Ellicott City engineer, 24, visits South Pole

December 28, 2007|By Janene Holzberg

How cold is it at the South Pole?

It's so cold that icicles quickly form on your eyelashes, even beneath a pair of thick goggles. It's so cold that the packed snow squeaks as you plod across it. It's so cold that even though the sun never sets in summer, a temperature reading of minus-30 degrees Fahrenheit is considered balmy.

All of these answers are courtesy of Sebastian Stewart of Ellicott City, who made the 13,200-mile trek to Antarctica in November. An engineer working at the Goddard Space Flight Center in Greenbelt, he spent seven days performing annual maintenance of a scientific instrument.

"When you take your first breath `on the ice,' the cold air grabs your throat," said Stewart, 24. "The high altitude is disorienting, and you can feel your heart pounding. The lowest temperature while I was there was minus 68 degrees.

"As cold as it is, many people don't realize that it rarely snows at the South Pole -- only 2 to 3 inches a year," he continued. "But the snow and ice layer never melts, so it is packed nearly 2 miles thick."

Stewart, a 2001 graduate of Wilde Lake High School in Columbia, has worked as an instrument engineer for Science Systems and Applications Inc. since June of last year, after graduating from Salisbury University with a double major in physics and mathematics. His parents, David and Consuelo Stewart of Dorsey Hall, are college math teachers.

His mission at the South Pole was to conduct a "complete physical checkup" on an instrument operating there, said Steve Palm, SSAI research meteorologist.

"Seb, as we call him, works on a project called Micro-Pulse Lidar [MPL], which is a worldwide network of autonomous ground-based systems that gather information on the cloud and aerosol structure of the atmosphere," he said.

`Right at home'

"He has been right at home working on the MPL instruments, making sure they are optically aligned and calibrated," Palm added. "Seb also fixed a problem with the scan angle encoder that tells us the angle at which the MPL is pointing."

According to a Web site describing the MPL network, the types of observations that are collected by the instruments "are required for several NASA satellite validation programs, are useful for studies of aerosol transport, and are also a high priority of the Intergovernmental Panel on Climate Change."

Stewart said he took off one glove to fine-tune a screw on the instrument, but had to quickly tug it back on within 30 seconds. "It's hard to put into words what that frigid air feels like on bare skin," he said. "You can actually feel your skin freezing."

Arriving at the South Pole involved a weeklong journey encompassing 30 hours of air travel, Stewart said.

His trip was broken into four flights on commercial jets and two trips on a C-17 military aircraft fitted with skis, a plane so large that it carried a helicopter as cargo, he said.
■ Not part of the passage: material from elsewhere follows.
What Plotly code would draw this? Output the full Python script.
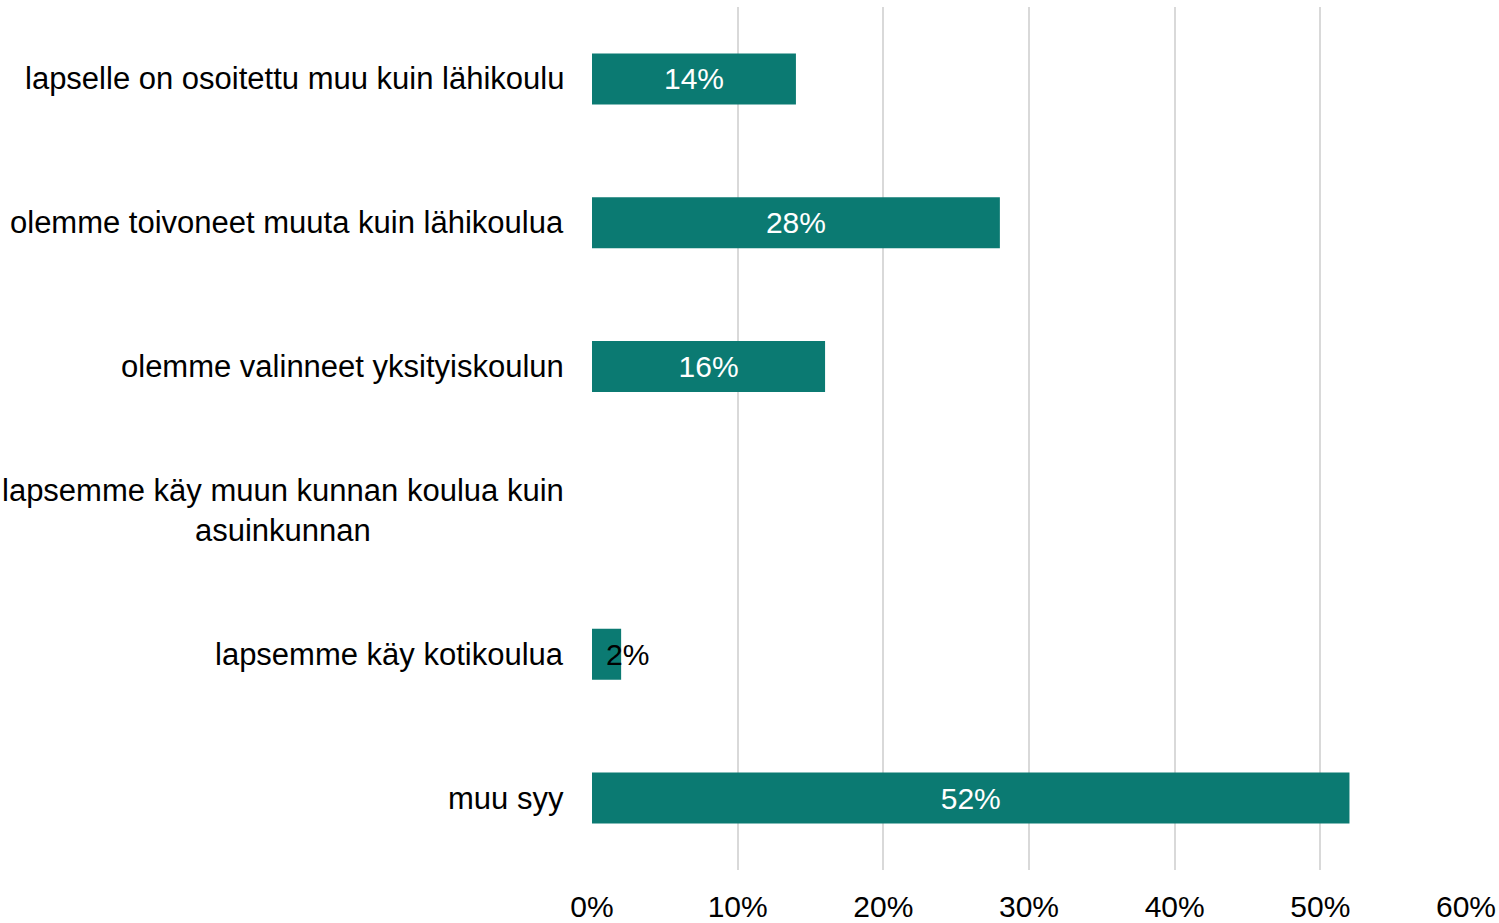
import plotly.graph_objects as go

categories = [
    "lapselle on osoitettu muu kuin lähikoulu",
    "olemme toivoneet muuta kuin lähikoulua",
    "olemme valinneet yksityiskoulun",
    "lapsemme käy muun kunnan koulua kuin<br>asuinkunnan",
    "lapsemme käy kotikoulua",
    "muu syy",
]
values = [14, 28, 16, None, 2, 52]
tick_vals = [0, 10, 20, 30, 40, 50, 60]
tick_text = ["0%", "10%", "20%", "30%", "40%", "50%", "60%"]

FONT = "Liberation Sans"
CAT_SIZE = 31
NUM_SIZE = 30
BAR = "#0b7a72"

inside_text = [f"{v}%" if (v is not None and v >= 5) else "" for v in values]

fig = go.Figure()
fig.add_trace(go.Bar(
    y=categories, x=values, orientation="h",
    marker=dict(color=BAR, line=dict(width=0)),
    text=inside_text, textposition="inside", insidetextanchor="middle",
    textfont=dict(family=FONT, size=NUM_SIZE, color="white"),
    constraintext="none", hoverinfo="skip",
))

annotations = []
for c in categories:
    annotations.append(dict(
        x=0, xref="paper", y=c, yref="y", text=c, showarrow=False,
        xanchor="right", align="center", xshift=-26,
        font=dict(family=FONT, size=CAT_SIZE, color="black"),
    ))
for c, v in zip(categories, values):
    if v is not None and v < 5:
        annotations.append(dict(
            x=v, xref="x", y=c, yref="y", text=f"{v}%", showarrow=False,
            xanchor="center", xshift=6,
            font=dict(family=FONT, size=NUM_SIZE, color="black"),
        ))

fig.update_layout(
    width=1499, height=923,
    margin=dict(l=592, r=33, t=7, b=53, autoexpand=False),
    paper_bgcolor="white", plot_bgcolor="white",
    bargap=0.646, showlegend=False,
    annotations=annotations,
)
fig.update_xaxes(
    range=[0, 60], tickvals=tick_vals, ticktext=tick_text,
    showgrid=True, gridcolor="#d9d9d9", gridwidth=2,
    zeroline=False, showline=False, ticks="",
    tickfont=dict(family=FONT, size=NUM_SIZE, color="black"),
    ticklabelstandoff=16, automargin=False,
)
fig.update_yaxes(
    categoryorder="array", categoryarray=categories, autorange="reversed",
    showticklabels=False, showgrid=False, zeroline=False, showline=False, ticks="",
    automargin=False,
)

fig.write_html(
    "out.html",
    config={"displayModeBar": False},
    post_script="document.body.style.margin='0';document.body.style.overflow='hidden';",
)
His last stop before landing at his destination at the bottom of the world was at nearby Christchurch, New Zealand, where he said he obtained heavy-duty, cold-weather gear lent to him by the National Science Foundation.

`The scenery was surreal'

"When I finally set foot at the Pole, the scenery was surreal -- you almost can't take it all in," said Stewart, who added that photos of him in his red parka and goggles resemble an astronaut surrounded by the stark landscape of the moon. "I liked to visualize myself standing at the bottom of the Earth and to contemplate the spiritual feeling of the setting. The air is so clear you can look up and see the Milky Way galaxy."

He said that one of the oddest sights is the sun, which circles just above the horizon instead of rising and setting. In March, at the autumnal equinox there, it finally goes down and stays down for six months of winter darkness.

"It really looks alien as it goes around and around, and watching it makes you feel like you aren't on Earth," said Stewart.

The constant daylight prohibits a good view of the aurora australis, which is the southern counterpart of the aurora borealis, commonly known as the Northern Lights, he said.

There really is a pole at the South Pole, said Stewart -- two in fact. One pole is topped with a 6-inch engraved metal disc that is replaced annually with a disc of a different design that's been engraved with the current year, he said. The new pole is planted each New Year's Day at 90 degrees south, the exact location of the geographic South Pole. Since the location moves about 10 meters each year because of shifting of the polar ice sheet, he said, past poles still poke up from the snow like random pickets from a fallen fence.

The ceremonial pole resembles a barbershop's red-and-white striped post topped by a mirror-like sphere, a nod to the popular vision of how the pole should look, Stewart said. It is encircled with the flags of the countries represented in the Antarctic Treaty, which regulates international relations.